Posted to commits@cassandra.apache.org by "Avraham Kalvo (JIRA)" <ji...@apache.org> on 2019/06/10 06:05:00 UTC
[jira] [Commented] (CASSANDRA-15152) Batch Log - Mutation too large while bootstrapping a newly added node

    [ https://issues.apache.org/jira/browse/CASSANDRA-15152?page=com.atlassian.jira.plugin.system.issuetabpanels:comment-tabpanel&focusedCommentId=16859724#comment-16859724 ] 

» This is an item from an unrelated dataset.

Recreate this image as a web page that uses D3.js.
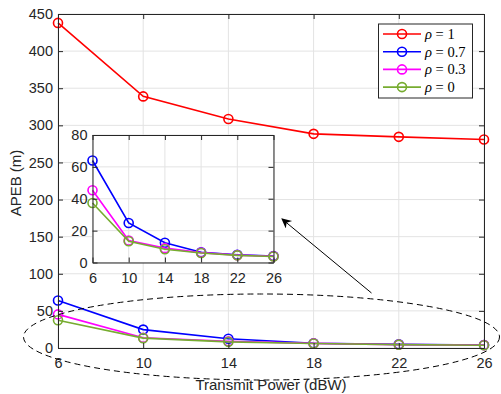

Avraham Kalvo commented on CASSANDRA-15152:
-------------------------------------------

Switching log level to trace has disclosed the following, just before the error we’re getting:
`TRACE [BatchlogTasks:1] 2019-06-10 05:45:40,251 BatchlogManager.java:309 - Replaying batch 5694cca0-8834-11e9-b262-b3ace0831935`

How should one query the `system.batches` table to see the actual mutation(s) list (Blob to Text? Casting?)
Would this table disclose the exact keyspace.table the mutations is related to? thanks.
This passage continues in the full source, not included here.